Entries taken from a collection

———

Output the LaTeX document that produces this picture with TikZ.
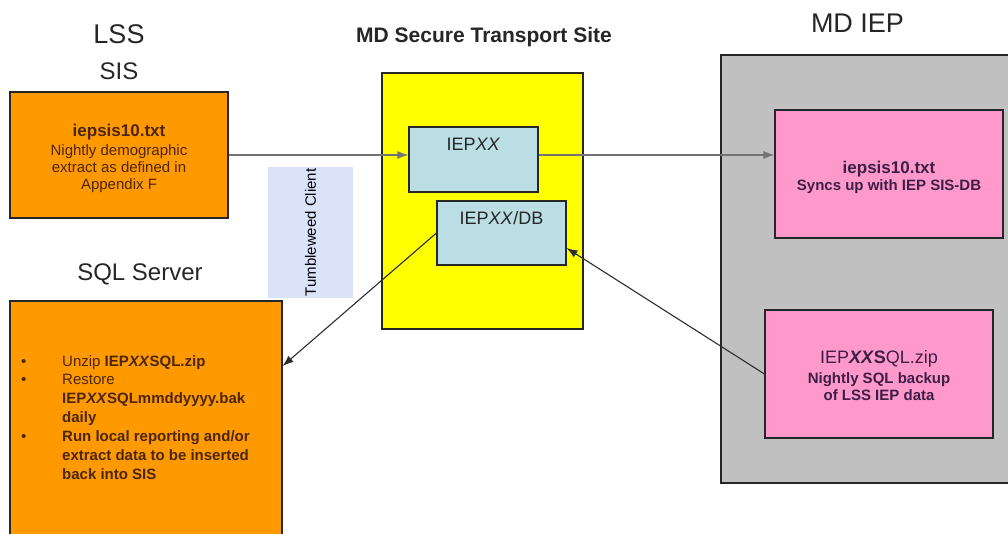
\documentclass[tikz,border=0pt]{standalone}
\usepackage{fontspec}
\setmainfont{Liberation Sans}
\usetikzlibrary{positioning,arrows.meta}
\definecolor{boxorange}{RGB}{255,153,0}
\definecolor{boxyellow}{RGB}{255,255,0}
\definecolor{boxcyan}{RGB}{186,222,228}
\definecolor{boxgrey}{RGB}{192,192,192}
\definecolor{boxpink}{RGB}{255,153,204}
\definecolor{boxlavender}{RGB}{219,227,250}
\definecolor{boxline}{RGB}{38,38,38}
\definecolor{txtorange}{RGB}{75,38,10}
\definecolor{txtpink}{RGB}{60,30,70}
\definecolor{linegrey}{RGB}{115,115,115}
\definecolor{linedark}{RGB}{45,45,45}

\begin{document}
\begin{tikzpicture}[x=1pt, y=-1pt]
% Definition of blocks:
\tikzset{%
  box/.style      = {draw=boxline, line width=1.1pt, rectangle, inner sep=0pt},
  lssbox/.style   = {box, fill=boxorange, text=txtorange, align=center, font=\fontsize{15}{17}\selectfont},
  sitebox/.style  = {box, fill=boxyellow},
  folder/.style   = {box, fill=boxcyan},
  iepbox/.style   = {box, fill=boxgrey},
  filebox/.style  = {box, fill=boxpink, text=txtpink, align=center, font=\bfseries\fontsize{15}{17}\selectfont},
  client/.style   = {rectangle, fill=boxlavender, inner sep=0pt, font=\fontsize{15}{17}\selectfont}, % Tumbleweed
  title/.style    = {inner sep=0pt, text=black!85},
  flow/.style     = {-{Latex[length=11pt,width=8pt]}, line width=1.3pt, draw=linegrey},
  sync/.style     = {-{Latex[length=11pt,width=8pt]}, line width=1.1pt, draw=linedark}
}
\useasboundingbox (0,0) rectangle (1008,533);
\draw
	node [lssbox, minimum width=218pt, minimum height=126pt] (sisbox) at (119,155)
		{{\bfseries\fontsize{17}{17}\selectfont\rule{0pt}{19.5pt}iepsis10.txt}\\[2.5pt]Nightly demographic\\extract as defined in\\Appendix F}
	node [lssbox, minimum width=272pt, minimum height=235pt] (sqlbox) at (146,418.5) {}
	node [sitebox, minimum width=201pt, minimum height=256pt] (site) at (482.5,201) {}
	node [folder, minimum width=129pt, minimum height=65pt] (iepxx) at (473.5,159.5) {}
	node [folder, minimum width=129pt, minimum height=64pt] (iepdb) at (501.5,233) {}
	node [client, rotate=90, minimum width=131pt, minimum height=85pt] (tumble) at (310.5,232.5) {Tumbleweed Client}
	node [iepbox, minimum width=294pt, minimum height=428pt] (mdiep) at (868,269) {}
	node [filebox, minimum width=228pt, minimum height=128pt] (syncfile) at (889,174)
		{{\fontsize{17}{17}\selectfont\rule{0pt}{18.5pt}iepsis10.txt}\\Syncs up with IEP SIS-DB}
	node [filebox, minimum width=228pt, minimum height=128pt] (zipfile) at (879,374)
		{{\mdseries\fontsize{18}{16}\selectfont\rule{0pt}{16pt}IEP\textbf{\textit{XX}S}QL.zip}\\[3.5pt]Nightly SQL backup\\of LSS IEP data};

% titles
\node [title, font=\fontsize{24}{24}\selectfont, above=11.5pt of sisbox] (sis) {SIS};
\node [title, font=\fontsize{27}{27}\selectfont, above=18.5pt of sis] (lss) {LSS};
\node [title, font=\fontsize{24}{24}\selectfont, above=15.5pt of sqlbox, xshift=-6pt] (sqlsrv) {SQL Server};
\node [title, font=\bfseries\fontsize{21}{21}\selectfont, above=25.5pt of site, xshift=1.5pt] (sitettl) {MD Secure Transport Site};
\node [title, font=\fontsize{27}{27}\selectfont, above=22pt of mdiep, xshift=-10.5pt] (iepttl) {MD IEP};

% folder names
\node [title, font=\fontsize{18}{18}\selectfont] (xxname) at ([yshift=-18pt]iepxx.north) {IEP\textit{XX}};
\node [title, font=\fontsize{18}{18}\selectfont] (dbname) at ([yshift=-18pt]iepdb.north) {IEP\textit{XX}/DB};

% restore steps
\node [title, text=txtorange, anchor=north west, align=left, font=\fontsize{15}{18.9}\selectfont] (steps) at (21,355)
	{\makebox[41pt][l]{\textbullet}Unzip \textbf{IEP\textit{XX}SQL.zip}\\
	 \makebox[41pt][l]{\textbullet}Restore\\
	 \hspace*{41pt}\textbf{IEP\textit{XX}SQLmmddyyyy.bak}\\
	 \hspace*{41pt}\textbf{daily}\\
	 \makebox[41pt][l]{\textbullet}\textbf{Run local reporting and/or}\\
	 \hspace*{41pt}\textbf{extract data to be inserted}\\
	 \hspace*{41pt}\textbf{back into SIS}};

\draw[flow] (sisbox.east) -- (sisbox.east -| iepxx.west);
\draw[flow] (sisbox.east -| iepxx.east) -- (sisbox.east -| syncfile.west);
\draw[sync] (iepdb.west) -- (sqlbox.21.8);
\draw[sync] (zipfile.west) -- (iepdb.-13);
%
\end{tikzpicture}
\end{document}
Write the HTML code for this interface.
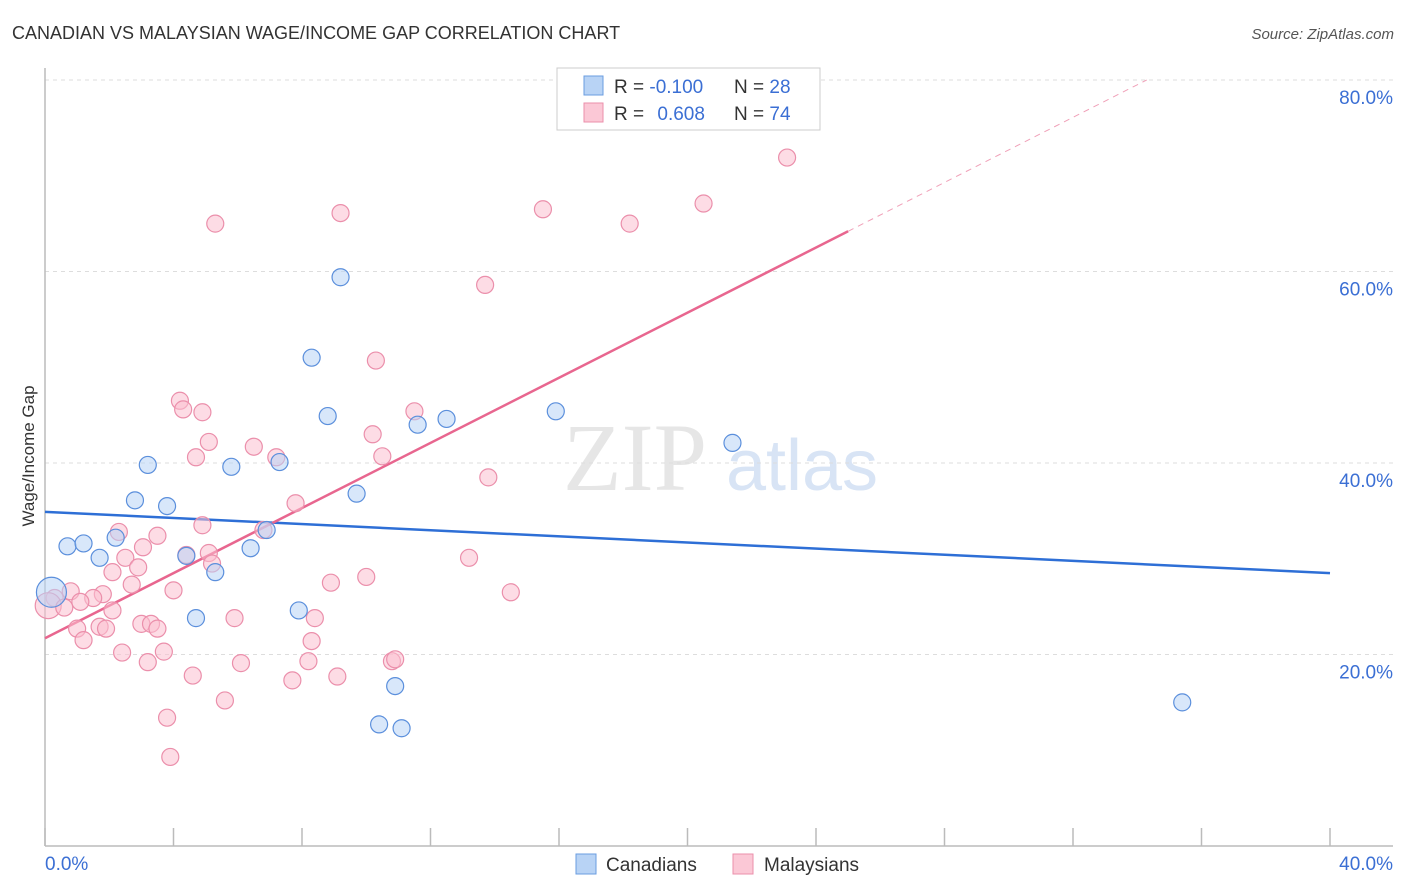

———

[WHAT THE TASK ASKS]
State how many lines of the material contain the string "this", with no other words.

[ANSWER TO THE TASK]
2